Collections Manager, UMZC
Research & Publications
Curator Gary Feinman (Anthropology) published two articles in a recent volume edited by Michael E. Smith entitled The Comparative Archaeology of Complex Societies. Gary is one of 12 authors of an opening statement that lays out the aim of the collection, “Comparative Archaeology: A Commitment to Understanding Variation.” He is also the sole author of another chapter, “Comparative Frames for the Diachronic Analysis of Complex Societies: Next Steps.”
From September 7–9, Rowe Family Curator Olivier Rieppel (Geology) attended a philosophy workshop on natural kinds in Granada, Spain where he presented a talk entitled “Species, history, and identity: construing kinds without essences.” On his way to Spain, Olivier spent a few days in the state and university archives in Zurich and Basle (Switzerland), conducting research on the biography of the idealistic morphologist Adolf Naef.

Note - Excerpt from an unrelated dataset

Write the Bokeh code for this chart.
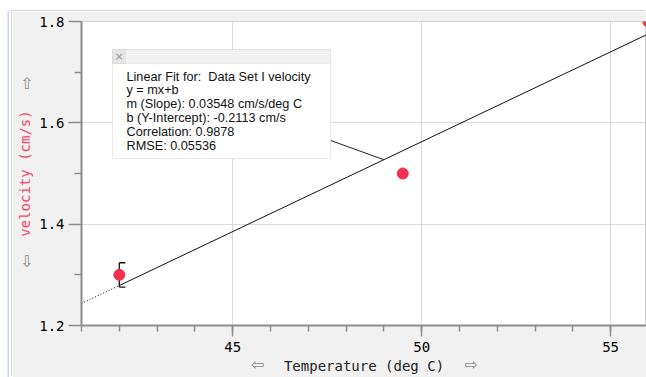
import numpy as np
from bokeh.plotting import figure
from bokeh.models import Label, BoxAnnotation, FixedTicker, Range1d, LinearAxis
from bokeh.embed import file_html
from bokeh.resources import INLINE

# ---- data ----
temperature = [42.0, 49.5, 56.0]
velocity = [1.30, 1.50, 1.80]
x_ticks = [45, 50, 55]
x_minor = list(range(41, 56))
y_ticks = [1.2, 1.4, 1.6, 1.8]
y_minor = [1.3, 1.5, 1.7]
slope = 0.03548
intercept = -0.2113
fit_text = [
    "Linear Fit for: \u00a0Data Set I velocity",
    "y = mx+b",
    "m (Slope): 0.03548 cm/s/deg C",
    "b (Y-Intercept): -0.2113 cm/s",
    "Correlation: 0.9878",
    "RMSE: 0.05536",
]
x_label = "Temperature (deg C)"
y_label = "velocity (cm/s)"

# ---- layout (window pixels) ----
W, H = 646, 377
ML, MT = 12, 11                  # white window margin left / top
FL, FT, FB = 81, 21, 325         # frame left / top / bottom in window px
X0, X1 = 41.0, 55.95

p = figure(width=W - ML, height=H - MT, x_range=Range1d(X0, X1), y_range=Range1d(1.2, 1.8),
           output_backend="svg", toolbar_location=None,
           min_border_left=FL - ML, min_border_right=0, min_border_top=FT - MT, min_border_bottom=H - FB)
p.margin = (MT, 0, 0, ML)
p.styles = {"box-shadow": "-1px -1px 0 0 #d4d4d4, -3px 0 0 0 #ffffff, -4.5px 0 0 0 #c9d0fb"}
p.border_fill_color = "#f1f1f1"
p.background_fill_color = "white"
p.outline_line_color = "#d0d0d0"

# pixel ranges for the axis-title rows
p.extra_x_ranges = {"px": Range1d(FL, W)}
p.extra_y_ranges = {"py": Range1d(FB, FT)}

axis_col = "#8c8c8c"
for ax, ticks, minor, tout, mout, standoff in [
    (p.xaxis[0], x_ticks, x_minor, 11, 6, 5),
    (p.yaxis[0], y_ticks, y_minor, 13, 7, 4),
]:
    ax.ticker = FixedTicker(ticks=ticks, minor_ticks=minor)
    ax.axis_line_color = axis_col
    ax.axis_line_width = 2
    ax.major_tick_line_color = axis_col
    ax.major_tick_line_width = 1.5
    ax.minor_tick_line_color = axis_col
    ax.minor_tick_line_width = 1.5
    ax.major_tick_in = 0
    ax.minor_tick_in = 0
    ax.major_tick_out = tout
    ax.minor_tick_out = mout
    ax.major_label_standoff = standoff
    ax.major_label_text_font = "DejaVu Sans Mono"
    ax.major_label_text_font_size = "14px"
    ax.major_label_text_color = "#000000"

# outer axes carrying the axis titles and the arrow glyphs
xarrows = {257: "⇦", 471: "⇨"}
yarrows = {83: "⇧", 261: "⇩"}
xa = LinearAxis(x_range_name="px", ticker=FixedTicker(ticks=list(xarrows), minor_ticks=[]),
                major_label_overrides=xarrows, axis_label=x_label, axis_label_standoff=-19)
ya = LinearAxis(y_range_name="py", ticker=FixedTicker(ticks=list(yarrows), minor_ticks=[]),
                major_label_overrides=yarrows, axis_label=y_label, axis_label_standoff=-16)
for ax, s, col in [(xa, 0, "#222222"), (ya, 3, "#f2456a")]:
    ax.axis_line_color = None
    ax.major_tick_line_color = None
    ax.minor_tick_line_color = None
    ax.major_tick_in = 0
    ax.major_tick_out = 0
    ax.major_label_standoff = s
    ax.major_label_text_font = "DejaVu Sans"
    ax.major_label_text_font_size = "16px"
    ax.major_label_text_color = "#8a8a8a"
    ax.axis_label_text_font = "DejaVu Sans Mono"
    ax.axis_label_text_font_size = "14px"
    ax.axis_label_text_font_style = "normal"
    ax.axis_label_text_color = col
ya.major_label_orientation = "horizontal"
p.add_layout(xa, "below")
p.add_layout(ya, "left")

p.xgrid.ticker = FixedTicker(ticks=x_ticks)
p.ygrid.ticker = FixedTicker(ticks=[1.4, 1.6])
p.xgrid.grid_line_color = "#d9d9d9"
p.ygrid.grid_line_color = "#d9d9d9"

# fit line: solid over the data, dotted extrapolation
xmin, xmax = min(temperature), max(temperature)
fx = np.array([xmin, xmax])
p.line(fx, slope * fx + intercept, line_color="#111111", line_width=1)
ex = np.array([X0, xmin])
p.line(ex, slope * ex + intercept, line_color="#111111", line_width=1, line_dash="1 2")

# bracket at fit start
yb = slope * xmin + intercept
p.segment(x0=[xmin, xmin, xmin], y0=[yb - 0.003, yb + 0.045, yb - 0.003],
          x1=[xmin, xmin + 0.16, xmin + 0.16], y1=[yb + 0.045, yb + 0.045, yb - 0.003],
          line_color="#111111", line_width=1.3)

# leader from callout to fit line
lx = 49.0
p.line([47.6, lx], [1.565, slope * lx + intercept], line_color="#222222", line_width=1)

# data points
p.scatter(temperature, velocity, size=11, fill_color="#f5304f", line_color="#f5304f")

def box(l, r, t, b, **kw):
    return BoxAnnotation(left=l - ML, right=r - ML, top=t - MT, bottom=b - MT, left_units="canvas",
                         right_units="canvas", top_units="canvas", bottom_units="canvas", fill_alpha=1, **kw)

# callout box (window px)
p.add_layout(box(112, 330, 49, 158, fill_color="white", line_color="#bdbdbd", line_width=1))
p.add_layout(box(112, 330, 49, 63, fill_color="#f2f2f2", line_color="#c8c8c8", line_width=1))
p.add_layout(box(112, 125, 49, 63, fill_color="#e4e4e4", line_color="#c8c8c8", line_width=1))
p.add_layout(Label(x=118.5 - ML, y=56 - MT, x_units="canvas", y_units="canvas", text="×", text_align="center",
                   text_baseline="middle", text_font="DejaVu Sans", text_font_size="11px", text_color="#999999"))
for i, t in enumerate(fit_text):
    p.add_layout(Label(x=126 - ML, y=76 + 13.8 * i - MT, x_units="canvas", y_units="canvas", text=t,
                       text_align="left", text_baseline="alphabetic", text_font="Liberation Sans",
                       text_font_size="12.7px", text_color="#111111"))

open("out.html", "w").write(file_html(p, INLINE))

From September 6–9, Associate Curator Rick Ree (Botany) traveled to the National Evolutionary Synthesis Center (NESCent) at Duke University in Durham, NC for a meeting of the advisory board, which he joined late last year. The advisory board provides reviews of center proposals (for working groups, postdoctoral research positions, etc.) and gives guidance to the center on matters pertaining to direction and sustainability. On the same trip, Rick was also invited to give a seminar at North Carolina State University on his research on the reciprocal interactions of evolutionary processes during the diversification of life.
On August 26, Negaunee Collection Manager Bill Stanley (Zoology/Mammals) and fourteen colleagues published a monograph in Fieldiana: Life and Earth Sciences entitled “Studies of Montane Vertebrates of Tanzania.” The 116-page volume includes nine chapters. Four of the chapters describe the results of the first detailed surveys of shrews, bats and rodents in the East and West Usambara Mountains of Tanzania, two of the most famous massifs of the Eastern Arc Mountains. The other five chapters present the first detailed ecological information of the herptofauna of other mountains of Tanzania, and describe one new species. The preface pays special tribute to Dr. Kim M. Howell, a professor of zoology at the University of Dar es Salaam who has played a key role in the research programs of all authors involved with this volume. Funding for this publication came from the Field Museum’s Council on Africa.
Adjunct Curator and Collections Manager Robert Lücking (Botany) returned from a five-week trip to Colombia, Paraguay, and Brazil in August and early September. The trip was part of a neotropical lichen workshop project sponsored by the NSF, and included four workshops and one course in multivariate analysis in community ecology. In addition, Robert participated in the lichen symposium as part of the National Botanical Congress in Cali, Colombia. Two students at the Universidad Nacional de Colombia, Angelica Rincon and Nancy Mateus, successfully defended their Master’s theses with Robert as co-advisor; these had been carried out as part of Robert’s NSF project. Robert also led five field trips, recollecting material of particular groups of lichens for taxonomic and phylogenetic studies.
Fieldwork & Collections
Negaunee Collection Manager Bill Stanley (Zoology/Mammals) returned from Tanzania on September 9 after surveying the small mammals of Ruaha National Park. The emphasis of this survey was the Isunkavyola Plateau, an unexplored submontane habitat in the middle of the Park, which took two days to get to. Once there, Bill and Mary Anne Rogers (Zoology/Mammals) worked with Tanzanian biologists to sample the shrews, bats and rodents of the area. Of special note were several records of Myotis welwitschii, a beautiful red and black insectivorous bat that is very poorly known. Funding for this survey came from the Field Museum/IDP Foundation, Inc. African Training Fund. Probably the most memorable aspect of the safari was the night Bill’s trusty Land Cruiser broke a piston and Bill had to walk 30 km through the bush at night to organize a tow truck. AAA was not an option.